Spevak: Arbor Day a time to be grateful for trees

By John SpevakFebruary 22, 2013 

Whoever selected the first Friday in March to celebrate Arbor Day in Los Banos was wise.

The February days leading up to this celebration -- with so many trees beginning to leaf out and bloom -- enable Los Banosans to get into the right mood for Arbor Day,

When residents of Los Banos gather next Friday to celebrate Arbor Day -- this time at Meadlowlands Basin Park on Creekside Drive -- they will have already imbibed the sweet smell of apricot and almond blossoms and seen the magic of bare black trees turning translucent green.

I'm looking forward to March 1 at 4 p.m., when people of all ages gather at the park situated east of Ward Road (in the KB development) to celebrate all the good things trees bring to our community, including beauty, shade, and oxygen.

Los Banos has been formally showing its appreciation of trees for a quarter-century. This year's celebration marks the silver anniversary of the first Los Banos Arbor Day in 1988.

Our community's celebration of Arbor Day next week is a good counterbalance to the drawbacks of trees we have encountered over the past six months.

Many of us, especially those with tall, stately trees, remember the hours of leaf-raking we did last fall. Some of us have had to prune their trees this winter, sometimes at a considerable cost.

And all Los Banos residents who walk under trees in January and February had to sidestep or clean up the bird poop that inevitably lands on our sidewalks and cars.

These drawbacks are the costs of enjoying trees. Like just about everything else in life, we inevitably have to endure the bad to enjoy the good -- including weather, cars, and people, as well as trees.

I know some people who would rather cut down a tree than rake leaves, prune limbs, or clean up bird droppings.

To me that's a poor trade: giving up beauty, shade, and cleaner air for the sake of convenience. I will grant, however, that some of the inconveniences of trees can be significant.

Anyone who walked downtown to shop or stroll in the past two months not only noticed the bird droppings; they also heard loud requests from merchants asking city officials to power-wash the sidewalks more often. Meanwhile, the city's tight budget did not allow for frequent sidewalk washing.

But the absence of trees would make our downtown a barren, uninviting place in the summer. In the same way, the absence of trees in Los Banos's commercial parking lots would turn our cars' and trucks' interiors into sizzling summer ovens.

On balance, trees are a wonderful resource for our community. I hope many people come to 2599 S. Creekside Dr. this Friday -- joining veterans, scouts, and children who have drawn and written about trees -- to show their arboreal gratitude.

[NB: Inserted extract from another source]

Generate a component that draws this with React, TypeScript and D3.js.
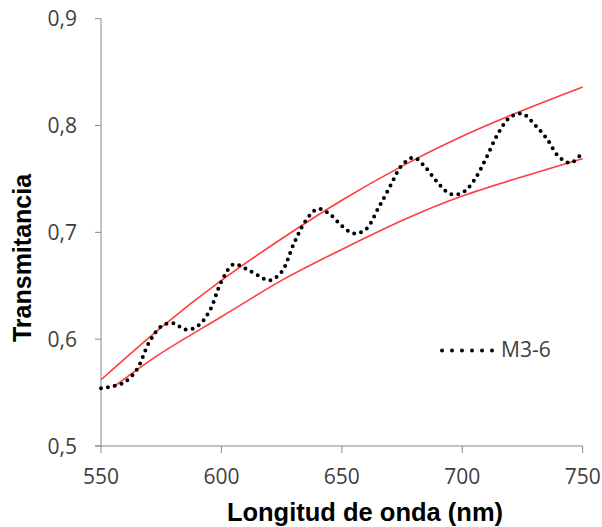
import * as d3 from "d3";

const wavelengths = [
  550, 555, 560, 565, 570, 575, 580, 585, 590, 595, 600, 605, 610, 615, 620,
  625, 630, 635, 640, 645, 650, 655, 660, 665, 670, 675, 680, 685, 690, 695,
  700, 705, 710, 715, 720, 725, 730, 735, 740, 745, 750,
];
const m36 = [
  0.554, 0.556, 0.56, 0.572, 0.597, 0.612, 0.615, 0.609, 0.612, 0.626, 0.654,
  0.67, 0.666, 0.66, 0.655, 0.663, 0.689, 0.711, 0.722, 0.717, 0.706, 0.699,
  0.703, 0.722, 0.743, 0.763, 0.77, 0.76, 0.746, 0.736, 0.737, 0.749, 0.77,
  0.793, 0.808, 0.811, 0.801, 0.788, 0.771, 0.765, 0.775,
];

// envelopes (red)
const upperWl = [550, 575, 600, 625, 650, 675, 700, 725, 750];
const upperT = [0.562, 0.611, 0.655, 0.694, 0.73, 0.762, 0.79, 0.814, 0.836];
const lowerWl = [555, 575, 600, 625, 650, 675, 700, 725, 750];
const lowerT = [0.555, 0.587, 0.621, 0.655, 0.684, 0.711, 0.734, 0.752, 0.769];

const xTicks = [550, 600, 650, 700, 750];
const yTicks = [0.5, 0.6, 0.7, 0.8, 0.9];
const seriesName = "M3-6";

const width = 602;
const height = 527;
const axisColor = "#898989";
const red = "#ff3d3d";
const labelFont = "'Open Sans', 'DejaVu Sans', sans-serif";

const App = () => {
  const x = d3.scaleLinear().domain([550, 750]).range([101, 582.7]);
  const y = d3.scaleLinear().domain([0.5, 0.9]).range([446, 18.7]);

  const line = d3
    .line<[number, number]>()
    .x((d) => x(d[0]))
    .y((d) => y(d[1]));

  const measured = line.curve(d3.curveCatmullRom.alpha(0.5))(
    wavelengths.map((w, i) => [w, m36[i]])
  );
  const upper = line.curve(d3.curveNatural)(
    upperWl.map((w, i) => [w, upperT[i]])
  );
  const lower = line.curve(d3.curveNatural)(
    lowerWl.map((w, i) => [w, lowerT[i]])
  );

  const fmt = (v: number) => v.toFixed(1).replace(".", ",");

  return (
    <svg
      width={width}
      height={height}
      style={{ position: "absolute", left: 0, top: 0, background: "#fff" }}
      fontFamily="'Liberation Sans', Arial, sans-serif"
    >
      {/* axes */}
      <line x1={x(550)} x2={x(550)} y1={y(0.9)} y2={y(0.5)} stroke={axisColor} />
      <line x1={x(550) - 6} x2={x(750)} y1={y(0.5)} y2={y(0.5)} stroke={axisColor} />
      {yTicks.map((t) => (
        <g key={t}>
          <line x1={x(550) - 6} x2={x(550)} y1={y(t)} y2={y(t)} stroke={axisColor} />
          <text
            x={77}
            y={y(t)}
            dy="0.36em"
            textAnchor="end"
            fontSize={21}
            fontFamily={labelFont}
            fill="#404040"
          >
            {fmt(t)}
          </text>
        </g>
      ))}
      {xTicks.map((t) => (
        <g key={t}>
          <line x1={x(t)} x2={x(t)} y1={y(0.5)} y2={y(0.5) + 7} stroke={axisColor} />
          <text
            x={x(t)}
            y={484}
            textAnchor="middle"
            fontSize={21}
            fontFamily={labelFont}
            fill="#404040"
          >
            {t}
          </text>
        </g>
      ))}

      {/* envelopes */}
      <path d={upper ?? ""} fill="none" stroke={red} strokeWidth={1.6} />
      <path d={lower ?? ""} fill="none" stroke={red} strokeWidth={1.6} />

      {/* measured */}
      <path
        d={measured ?? ""}
        fill="none"
        stroke="#000"
        strokeWidth={4}
        strokeLinecap="round"
        strokeDasharray="0 7"
      />

      {/* legend */}
      <line
        x1={442}
        x2={493}
        y1={350.5}
        y2={350.5}
        stroke="#000"
        strokeWidth={4}
        strokeLinecap="round"
        strokeDasharray="0 10"
      />
      <text
        x={501}
        y={357}
        fontSize={21}
        fontFamily={labelFont}
        fill="#404040"
      >
        {seriesName}
      </text>

      {/* titles */}
      <text
        x={365}
        y={521}
        textAnchor="middle"
        fontSize={25.5}
        fontWeight="bold"
        fill="#000"
      >
        Longitud de onda (nm)
      </text>
      <text
        transform={`translate(31, 258) rotate(-90)`}
        textAnchor="middle"
        fontSize={25}
        fontWeight="bold"
        fill="#000"
      >
        Transmitancia
      </text>
    </svg>
  );
};

export default App;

Persons who appreciate trees and history should also make it a point to come to the annual Arbor Day Breakfast, sponsored by the Milliken Museum.

The breakfast will be held next Friday at the Miller and Lux Building (830 Sixth St.) from 7 a.m. to 10 a.m. It includes pancakes, eggs, ham, coffee and juice.

All proceeds go to the volunteer-directed museum, which preserves the history of the Los Banos area. Tickets are $8 and are available at the Los Banos Community Center and Los Banos Flower Shop, 624 K St.

On another note: Los Banos lost a good man in the passing of Anthony DeSa last month. Anthony was a kind and gentle man who always had a smile for me and everyone else he met.

Forty years ago, when I had just moved to Los Banos, I was greeted in St. Joseph's Church by a friendly Portuguese gentleman about 20 years older than I was. We had never met, but he welcomed me with a smile and a handshake.

Every time I saw Anthony since, he had the same warm handshake and bright smile for me. I (and many other Los Banosans) will miss him dearly.